Currently, he owns a 10-game hitting streak, during which he is hitting .349, with four extra-base hits and six RBIs.

“The kid's been an All-Star,” manager Brian Snitker told the AJC. “He's done well every step of the way, no matter how old he's been. And I know he's always been a leader on all the teams he's been on, even at a young age. In talking to the guys that have had him (on their team), he's a very mature kid for his age. … He's an exciting little player with really good skills and it's going to be fun to watch him play.”

Albies also became the youngest player in the majors when he was promoted and is one of just five 20 year olds to play in a major-league game this season.

He's the 15th player born in Curaçao – a Caribbean island with a population of about 160,000 – to play in the majors, and one of five active players in 2017, including Kenley Jansen, Jurickson Profar, Jonathan Schoop and Andrelton Simmons.

After recording his first major-league hit – a home run against the Dodgers – Albies received a congratulatory message from fellow countryman and a former Brave who hit his first home run at age 19.

“When I came to my locker I saw Andruw Jones' congrats on my Instagram,” Albies told the Atlanta Journal-Constitution. “That was pretty awesome.”

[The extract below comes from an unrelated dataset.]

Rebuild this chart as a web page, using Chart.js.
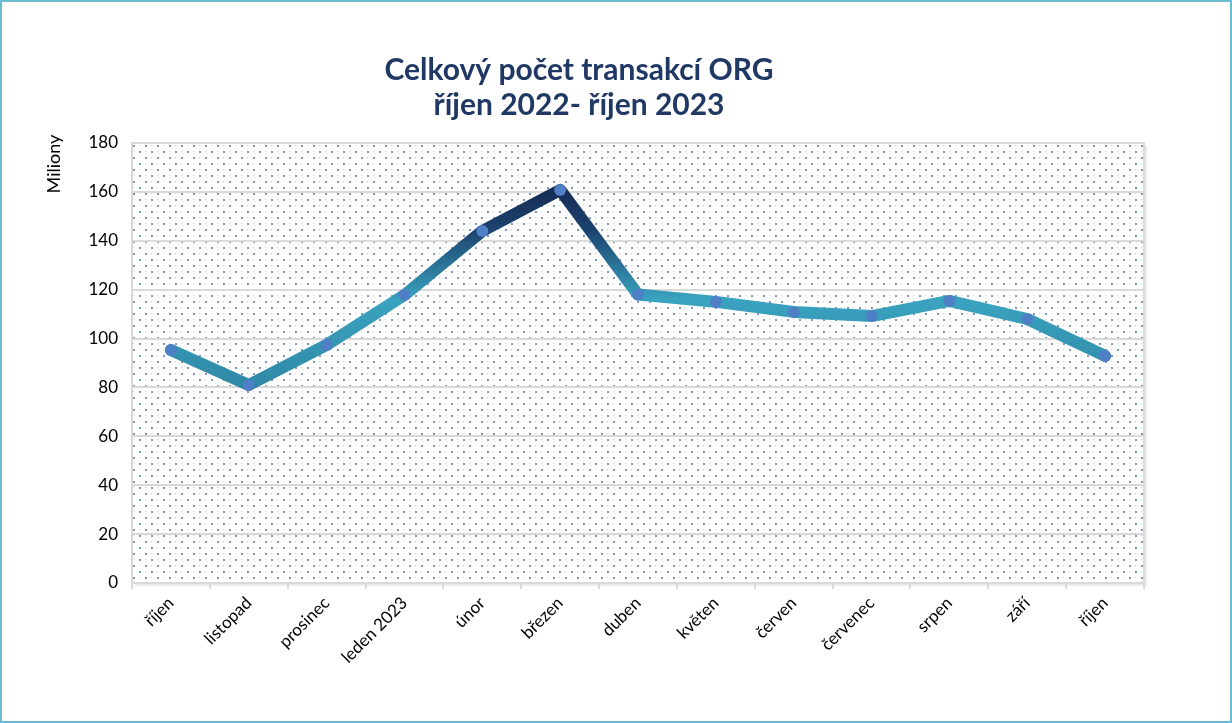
<!DOCTYPE html>
<html>
<head>
<meta charset="utf-8">
<script src="https://cdn.jsdelivr.net/npm/chart.js@4/dist/chart.umd.min.js"></script>
<style>
  html, body { margin: 0; padding: 0; background: #fff; }
  #wrap { position: relative; width: 1232px; height: 723px; }
</style>
</head>
<body>
<div id="wrap"><canvas id="graf"></canvas></div>
<script>
// --- data ---
const mesice = ['říjen', 'listopad', 'prosinec', 'leden 2023', 'únor', 'březen', 'duben',
  'květen', 'červen', 'červenec', 'srpen', 'září', 'říjen'];
const transakce = [95.3, 81, 97.4, 117.8, 144, 160.8, 118, 115, 110.9, 109.2, 115.4, 108, 92.9];
const titulek = ['Celkový počet transakcí ORG', 'říjen 2022- říjen 2023'];
const osaY = 'Miliony';

const FONT = 'Lato, "Open Sans", sans-serif';

// tečkovaná výplň plochy grafu
function teckovanyVzor() {
  const c = document.createElement('canvas');
  c.width = 12; c.height = 12;
  const g = c.getContext('2d');
  g.fillStyle = 'rgba(74,108,150,0.7)';
  g.fillRect(1, 1, 2, 2);
  g.fillRect(7, 7, 2, 2);
  g.fillStyle = 'rgba(74,108,150,0.3)';
  g.fillRect(7, 1, 1, 1);
  g.fillRect(1, 7, 1, 1);
  return g.createPattern(c, 'repeat');
}

const pozadi = {
  id: 'pozadi',
  beforeDraw(chart) {
    const { ctx, chartArea: a } = chart;
    ctx.save();
    ctx.fillStyle = '#fff';
    ctx.fillRect(0, 0, chart.width, chart.height);
    // stín a rámeček plochy
    ctx.fillStyle = 'rgba(0,0,0,0.08)';
    ctx.fillRect(a.left + 3, a.top + 3, a.width, a.height);
    ctx.fillStyle = '#fff';
    ctx.fillRect(a.left, a.top, a.width, a.height);
    ctx.fillStyle = teckovanyVzor();
    ctx.fillRect(a.left, a.top, a.width, a.height);
    ctx.strokeStyle = '#d9d9d9';
    ctx.lineWidth = 2;
    ctx.strokeRect(a.left, a.top, a.width, a.height);
    ctx.restore();
  },
  afterDraw(chart) {
    const { ctx } = chart;
    ctx.save();
    ctx.fillStyle = '#1f3864';
    ctx.font = 'bold 30px ' + FONT;
    ctx.textAlign = 'center';
    ctx.textBaseline = 'middle';
    ctx.fillText(titulek[0], 579, 70);
    ctx.fillText(titulek[1], 579, 105);
    // popisek osy Y
    ctx.fillStyle = '#000';
    ctx.font = '18px ' + FONT;
    ctx.translate(54, 164);
    ctx.rotate(-Math.PI / 2);
    ctx.fillText(osaY, 0, 0);
    ctx.restore();
    // vnější rámeček
    ctx.save();
    ctx.strokeStyle = '#6bbcd3';
    ctx.lineWidth = 2;
    ctx.strokeRect(1, 1, chart.width - 2, chart.height - 2);
    ctx.restore();
  }
};

function barvaCary(context) {
  const { chart } = context;
  const a = chart.chartArea;
  if (!a) return '#2c7fa0';
  const y = chart.scales.y;
  const gr = chart.ctx.createLinearGradient(0, y.getPixelForValue(160), 0, y.getPixelForValue(80));
  gr.addColorStop(0, '#152d55');
  gr.addColorStop(0.2, '#1c4470');
  gr.addColorStop(0.55, '#3aa3bf');
  gr.addColorStop(1, '#2f88a6');
  return gr;
}

const ctx = document.getElementById('graf').getContext('2d');

new Chart(ctx, {
  type: 'line',
  data: {
    labels: mesice,
    datasets: [{
      label: 'Transakce',
      data: transakce,
      borderColor: barvaCary,
      borderWidth: 12,
      borderCapStyle: 'round',
      borderJoinStyle: 'round',
      tension: 0,
      pointRadius: 6,
      pointBackgroundColor: '#4f7fc4',
      pointBorderWidth: 0
    }]
  },
  plugins: [pozadi],
  options: {
    responsive: true,
    maintainAspectRatio: false,
    animation: false,
    layout: { padding: { top: 143, right: 88, left: 0, bottom: 0 } },
    plugins: {
      legend: { display: false },
      tooltip: { enabled: false }
    },
    scales: {
      x: {
        offset: true,
        afterFit: s => { s.height = 140; },
        grid: {
          offset: true,
          drawOnChartArea: false,
          drawTicks: true,
          tickLength: 6,
          color: '#d9d9d9',
          lineWidth: 2
        },
        border: { display: false },
        ticks: {
          color: '#000',
          font: { family: FONT, size: 17 },
          maxRotation: 45,
          minRotation: 45,
          padding: 4
        }
      },
      y: {
        min: 0,
        max: 180,
        afterFit: s => { s.width = 132; },
        grid: { color: '#d9d9d9', lineWidth: 2, drawTicks: false },
        border: { display: false },
        ticks: {
          stepSize: 20,
          color: '#000',
          font: { family: FONT, size: 17 },
          padding: 14
        }
      }
    }
  }
});
</script>
</body>
</html>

Signed by the Braves in 2013 at the age of 16, Albies joined a group of players plucked by the Braves out of Curaçao that includes Jones, Andrelton Simmons and Randall Simon. In addition to his skills on the diamond, Albies also speaks four languages and is also an avid tennis player.

“He was kind of overlooked because of his size, but he has a big heart,” long-time scout Philip Elhage told The New York Times. “He's a very polite kid, but he is a fighter. I think he can be the next guy.”

Albies, who was strictly a shortstop until playing alongside current Braves shortstop Dansby Swanson for the organization's Mississippi affiliate in the Double-A Southern League in 2016, rose rapidly and entered the season ranked as the No. 11 prospect in baseball by Baseball America and MLB.com.

So far, Albies is playing up to that top-prospect status.